JOINT BASE SAN ANTONIO-FORT SAM HOUSTON, Texas (April 6, 2015) -- A Special Forces Soldier, who was severely wounded in the Fort Hood shooting last year, received the Army's highest non-combat honor for valor here, April 6.
Maj. Gen. Jimmie O. Keenan, Army Medical Command's deputy commanding general-operations, presented the Soldier's Medal to Army 1st Lt. John M. Arroyo Jr. in front of a packed crowd of family and friends.
"I give all the glory to God, because I took a .45 to the throat and lived," Arroyo told the audience. "But this medal isn't about me. I accept this award for the Soldiers who passed that day. And for the Soldiers and leaders who made lifesaving decisions. Without them, my wife would be receiving this award, not me."
Despite severe wounds to his throat and right arm, Arroyo was able to alert other Soldiers that there was a shooter in the area, April 2, 2014. "He was heroically involved in personal harm and danger, voluntarily risking his life to save the lives of fellow Soldiers," the medal citation reads.
A year ago this month, Arroyo had just pulled into brigade headquarters parking when he heard shots fired. The next shot he heard was the one that ripped through his throat. Gasping for breath, he fell to the ground, but distinctly heard a voice telling him to "hurry and get up."
He stumbled toward a man for help before realizing he was about to seek aid from the shooter, Army Spc. Ivan Lopez. Lopez had already shot and killed two Soldiers and wounded more than a dozen others in another building by the time he pulled into that parking lot.
Three Soldiers spotted Arroyo across the parking lot with what looked like a red scarf around his neck. They realized he was bleeding profusely from the throat and, without any regard for their own safety, rushed to provide their comrade lifesaving care. Those first responders - Staff Sgt. Juan Morales, Staff Sgt. Raymond Borrego and Sgt. David Amaro - were in the audience - seeing Arroyo in person for the first time since the shooting.
Morales recalled rushing to Arroyo's side, cradling him as the Soldiers worked to staunch the bleeding. "When I got to him, he whispered to me, 'He's in the brigade,'" he said. The Soldier immediately called 911.

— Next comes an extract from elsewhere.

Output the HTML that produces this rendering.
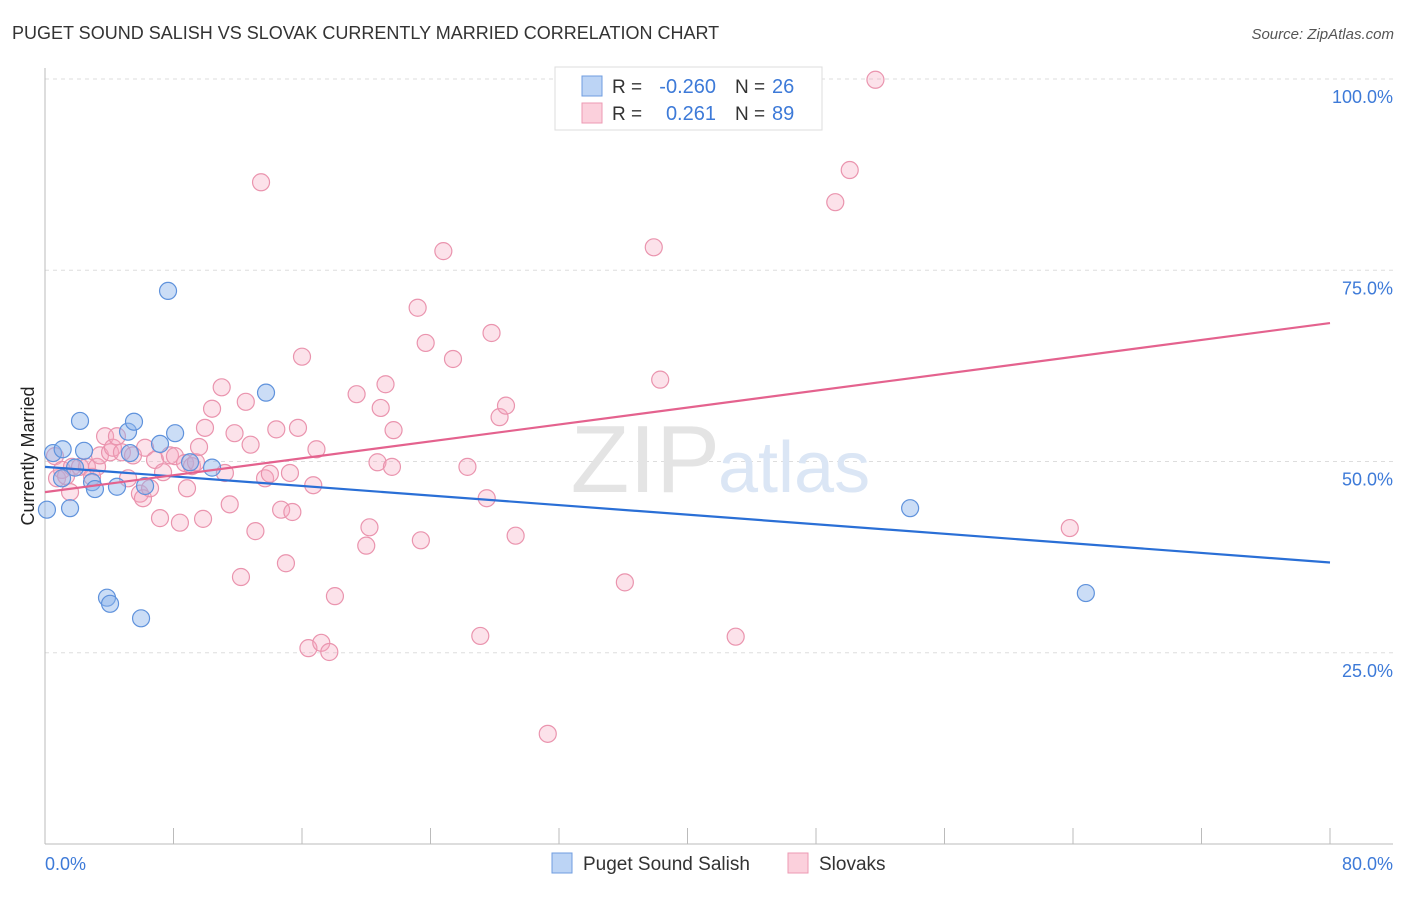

The shooter was confronted moments later by a military police officer. She fired a shot at him and he responded by committing suicide. Four Soldiers, including Lopez, were killed and 16 others wounded that day.

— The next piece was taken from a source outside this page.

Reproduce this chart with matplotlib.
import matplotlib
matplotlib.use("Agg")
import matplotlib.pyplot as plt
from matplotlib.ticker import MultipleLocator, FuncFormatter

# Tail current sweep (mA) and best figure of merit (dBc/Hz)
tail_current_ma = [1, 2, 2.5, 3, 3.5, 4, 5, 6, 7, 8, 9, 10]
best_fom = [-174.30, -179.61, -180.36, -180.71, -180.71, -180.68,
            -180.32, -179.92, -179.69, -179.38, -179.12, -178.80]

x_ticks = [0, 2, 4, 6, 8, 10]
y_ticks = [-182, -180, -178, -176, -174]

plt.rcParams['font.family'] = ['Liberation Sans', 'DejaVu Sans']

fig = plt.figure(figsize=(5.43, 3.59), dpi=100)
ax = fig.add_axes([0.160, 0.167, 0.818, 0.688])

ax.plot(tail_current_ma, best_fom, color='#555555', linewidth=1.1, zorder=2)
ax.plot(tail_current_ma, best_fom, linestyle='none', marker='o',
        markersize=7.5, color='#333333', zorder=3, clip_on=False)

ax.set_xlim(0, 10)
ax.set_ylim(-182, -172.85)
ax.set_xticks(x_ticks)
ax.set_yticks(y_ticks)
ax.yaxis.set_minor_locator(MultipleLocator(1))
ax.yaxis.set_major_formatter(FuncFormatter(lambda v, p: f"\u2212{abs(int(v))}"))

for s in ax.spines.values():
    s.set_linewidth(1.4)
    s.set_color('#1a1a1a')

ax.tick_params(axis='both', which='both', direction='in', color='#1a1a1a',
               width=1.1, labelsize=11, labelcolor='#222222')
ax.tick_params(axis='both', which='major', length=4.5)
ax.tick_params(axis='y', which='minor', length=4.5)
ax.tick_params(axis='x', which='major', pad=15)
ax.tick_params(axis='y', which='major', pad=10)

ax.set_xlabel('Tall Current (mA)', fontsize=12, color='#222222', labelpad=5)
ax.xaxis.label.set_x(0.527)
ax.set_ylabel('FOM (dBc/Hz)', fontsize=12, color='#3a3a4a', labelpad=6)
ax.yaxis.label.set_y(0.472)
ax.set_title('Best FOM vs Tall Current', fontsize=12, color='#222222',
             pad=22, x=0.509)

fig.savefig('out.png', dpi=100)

With his throat and right arm critically injured, Arroyo was rushed to surgery at Carl R. Darnall Army Community Hospital and transferred to Scott and White Memorial Hospital for further care.
In her remarks at the ceremony, Keenan recalled visiting Arroyo at Scott and White. He could not talk due to a tracheotomy so he communicated with the general via white board.
"That day in his hospital room, John gave me something: a Special Forces patch. I told him I will always carry this in my pocket. And I do," the general said as she pulled the patch out of her uniform pocket. "I carry it to remind me of the type of Soldiers and leaders we have in this Army.
"And that's the type of leader and Soldier John Arroyo is," she said, "selfless, always thinking about others, and always giving back."
Keenan praised the first responders, and all who have been involved in his care and support over the past year. "The progress John has made is truly phenomenal. He would not have made that progress without his family, his spiritual beliefs, and without the tremendous team that wrapped their arms around him and his family to make sure that he was taken care of," she said.
Arroyo thanked Keenan for transferring him to Brooke Army Medical Center, or BAMC. "She put me in the hands of world-renowned doctors," he said, "at the number one DoD [Department of Defense] facility for rehabilitation and the number one facility for [occupational therapy]."
Arroyo had been told his voice box and right arm were damaged beyond repair. Yet, two months later he was talking again and after months of intense rehabilitation at the Center for the Intrepid, BAMC's outpatient rehabilitation facility, has regained the use of his right hand.
As he continues to recover, Arroyo shares his story with everyone he meets.
"He talks to Soldiers, prisoners and students about making the most of second chances," Keenan said. "He's not only a phenomenal leader, but a tremendous Soldier."
Arroyo said he survived for a purpose and plans to make the most of his second chance.
"No way was I going to lay on the ground," the Special Forces Soldier said at the ceremony. "It is going to take a lot more than a .45 to take a Green Beret out."
The Soldier's Medal is the highest honor a Soldier can receive for an act of valor in a non-combat situation, equal to or greater than the level that would justify a Distinguished Flying Cross if the act had occurred in combat. Notable recipients include Colin Powell, who rescued his comrades from the wreckage of a helicopter crash in Vietnam, and personnel who risked their lives to assist comrades in the wake of the 9/11 terrorist attack on the Pentagon.